The Tbong Khmum Provincial Court has not issued an arrest warrant for the nephew of a senior Royal Cambodian Armed Forces (RCAF) general despite police naming him as the suspect in the shooting of another man more than five months ago, according to officials and rights workers.
Ya Romey, 27, the wife of shooting victim El Isan, 43, said Wednesday that her husband went to the home of Khut Sophorn, the nephew of General Kun Kim, a deputy RCAF commander-in-chief, on October 3 to collect $500 owed to them for filling in some land for Mr. Sophorn.
When she called her husband to ask why he had not returned home, Ms. Romey said, her husband informed her that Mr. Sophorn had refused to pay the $500 and would not allow him to leave.
Ms. Romey said she rushed to the house in Dambe district’s Seda commune to meet her husband and walked inside to find Mr. Sophorn tearing up some of her husband’s money.
“I asked him: ‘You owe me money and now you are tearing up my money? Why?’” she said. “And then [Mr. Sophorn] smashed a glass.”
“We were scared and tried to leave, but Mr. Sophorn grabbed an AK-47 and shot my husband in the leg,” she said.
District police chief Hong Kim Hoeun confirmed that Mr. Sophorn was the suspected shooter.
“There was this case taking place in the district, and two or three days after the shooting, we sent a report to the court,” he said.
“We have not received an arrest warrant from the court yet. It is in hands of the court…and we are waiting for the court’s action.”
Plang Sophal, the deputy provincial prosecutor in charge of the case, said the court did not have enough evidence to issue an arrest warrant.

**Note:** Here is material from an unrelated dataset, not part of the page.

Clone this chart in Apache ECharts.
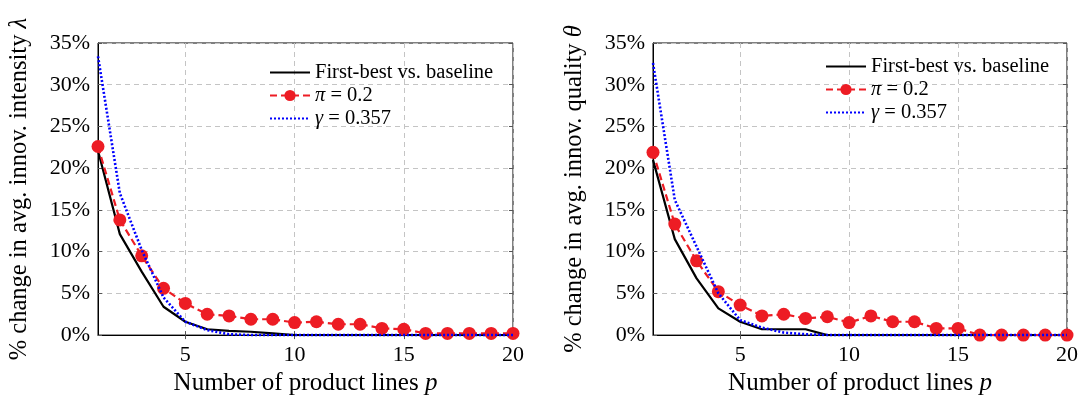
<!DOCTYPE html>
<html>
<head>
<meta charset="utf-8">
<script src="https://cdn.jsdelivr.net/npm/echarts@6/dist/echarts.min.js"></script>
<style>
html,body{margin:0;padding:0;background:#fff;}
#chart{width:1081px;height:401px;}
</style>
</head>
<body>
<div id="chart"></div>
<script>
// ---- data ----
const categories = [1,2,3,4,5,6,7,8,9,10,11,12,13,14,15,16,17,18,19,20];
const xTickValues = [5,10,15,20];
const yTicks = [0,5,10,15,20,25,30,35];

// left panel: innovation intensity lambda (% change)
const lamFirstBest = [22.1,12.1,7.6,3.4,1.6,0.7,0.5,0.4,0.2,0,0,0,0,0,0,0,0,0,0,0];
const lamPi        = [22.6,13.8,9.5,5.6,3.8,2.5,2.3,1.9,1.9,1.5,1.6,1.3,1.3,0.8,0.7,0.2,0.2,0.2,0.2,0.2];
const lamGamma     = [33.4,17.0,10.2,4.5,1.6,0.6,0.1,0,0,0,0,0,0,0,0,0,0,0,0,0];

// right panel: innovation quality theta (% change)
const thFirstBest  = [21.0,11.5,6.8,3.2,1.6,0.7,0.7,0.7,0,0,0,0,0,0,0,0,0,0,0,0];
const thPi         = [21.9,13.3,8.9,5.2,3.6,2.3,2.5,2.0,2.2,1.5,2.3,1.6,1.6,0.8,0.8,0,0,0,0,0];
const thGamma      = [32.6,16.2,10.6,5.0,1.8,0.9,0.3,0.1,0,0,0,0,0,0,0,0,0,0,0,0];

const seriesNames = ['First-best vs. baseline','π = 0.2','γ = 0.357'];
const xTitle = 'Number of product lines {i|p}';
const yTitles = ['% change in avg. innov. intensity {i|λ}', '% change in avg. innov. quality {i|θ}'];

// ---- styling ----
const FONT = 'Liberation Serif';
const RED = '#ed1c24', BLUE = '#0000ff';
const italicRich = (size) => ({ i: { fontStyle: 'italic', fontFamily: FONT, fontSize: size, color: '#000' } });
const showTick = (idx, val) => xTickValues.indexOf(Number(val)) >= 0;

const grids = [
  { left: 98, top: 43, width: 415, height: 294, show: true, borderColor: '#000', borderWidth: 1, backgroundColor: 'transparent' },
  { left: 653, top: 43, width: 415, height: 294, show: true, borderColor: '#000', borderWidth: 1, backgroundColor: 'transparent' }
];

const xAxes = [], yAxes = [];
[0,1].forEach(g => {
  xAxes.push({
    type: 'category', gridIndex: g, data: categories, boundaryGap: false,
    axisLine: { show: true, lineStyle: { color: '#000', width: 1 } },
    axisTick: { show: true, inside: true, length: 4, interval: showTick, lineStyle: { color: '#555' } },
    axisLabel: { show: true, interval: showTick, margin: 9, fontFamily: FONT, fontSize: 22, color: '#000' },
    splitLine: { show: true, interval: showTick, lineStyle: { color: '#c4c4c4', type: [5,4], width: 1 } },
    name: xTitle, nameLocation: 'middle', nameGap: 31,
    nameTextStyle: { fontFamily: FONT, fontSize: 25, color: '#000', rich: italicRich(25) }
  });
  xAxes.push({
    type: 'category', gridIndex: g, data: categories, boundaryGap: false, position: 'top',
    axisLine: { show: false },
    axisTick: { show: true, inside: true, length: 4, interval: showTick, lineStyle: { color: '#555' } },
    axisLabel: { show: false }, splitLine: { show: false }
  });
  yAxes.push({
    type: 'value', gridIndex: g, min: 0, max: 35, interval: 5,
    axisLine: { show: true, lineStyle: { color: '#000', width: 1 } },
    axisTick: { show: true, inside: true, length: 4, lineStyle: { color: '#555' } },
    axisLabel: { margin: 8, fontFamily: FONT, fontSize: 22, color: '#000', formatter: '{value}%' },
    splitLine: { show: true, lineStyle: { color: '#c4c4c4', type: [5,4], width: 1 } },
    name: yTitles[g], nameLocation: 'middle', nameRotate: 90, nameGap: 66,
    nameTextStyle: { fontFamily: FONT, fontSize: 24.5, color: '#000', rich: italicRich(24.5) }
  });
  yAxes.push({
    type: 'value', gridIndex: g, min: 0, max: 35, interval: 5, position: 'right',
    axisLine: { show: false },
    axisTick: { show: true, inside: true, length: 4, lineStyle: { color: '#555' } },
    axisLabel: { show: false }, splitLine: { show: false }
  });
});

function makeSeries(g, base, pi, gamma) {
  const xi = g * 2, yi = g * 2;
  return [
    { name: seriesNames[0], type: 'line', xAxisIndex: xi, yAxisIndex: yi, data: base,
      showSymbol: false, symbol: 'none', lineStyle: { color: '#000', width: 2.2 }, itemStyle: { color: '#000' }, z: 3, animation: false },
    { name: seriesNames[1], type: 'line', xAxisIndex: xi, yAxisIndex: yi, data: pi,
      symbol: 'circle', symbolSize: 13, showAllSymbol: true,
      lineStyle: { color: RED, width: 2.2, type: [7,4] }, itemStyle: { color: RED }, z: 4, animation: false },
    { name: seriesNames[2], type: 'line', xAxisIndex: xi, yAxisIndex: yi, data: gamma,
      showSymbol: false, symbol: 'none', lineStyle: { color: BLUE, width: 2.6, type: [2,2] }, itemStyle: { color: BLUE }, z: 5, animation: false }
  ];
}

const legendData = [
  { name: seriesNames[0], itemStyle: { opacity: 0 } },
  { name: seriesNames[1] },
  { name: seriesNames[2], itemStyle: { opacity: 0 } }
];

const legendCommon = {
  orient: 'vertical', itemWidth: 40, itemHeight: 14, itemGap: 2, itemTextGap: 7,
  selectedMode: false, data: legendData,
  textStyle: { fontFamily: FONT, fontSize: 20.5, color: '#000', rich: italicRich(20.5) },
  formatter: name => name.replace(/^(π|γ)/, '{i|$1}')
};

const option = {
  animation: false,
  backgroundColor: '#fff',
  grid: grids,
  xAxis: xAxes,
  yAxis: yAxes,
  legend: [
    Object.assign({}, legendCommon, { left: 264, top: 57 }),
    Object.assign({}, legendCommon, { left: 820, top: 51 })
  ],
  series: [].concat(makeSeries(0, lamFirstBest, lamPi, lamGamma), makeSeries(1, thFirstBest, thPi, thGamma))
};

const chart = echarts.init(document.getElementById('chart'), null, { renderer: 'canvas' });
chart.setOption(option);
</script>
</body>
</html>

“We have not arrested [Mr. Sophorn] because we do not have enough evidence yet,” he said. “We cannot just arrest anyone based on a complaint from a plaintiff. We need a full investigation first.”
However, Neang Savath, a provincial coordinator for rights group Adhoc who investigated the case, said there was sufficient evidence to make an arrest.
“According to our investigation, the suspect is the nephew of Mr. Kun Kim,” he said. “It is a serious crime, but I don’t understand why [the court] claims they do not have evidence.”
Provincial police chief Mao Pov, who refused to confirm the suspect’s name, insisted that police were still on the case.
“We cannot let him escape the law and our force continues to investigate the case and we sent a report to the court,” he said. “We are looking for the suspect. Do not say that authorities are not taking action.”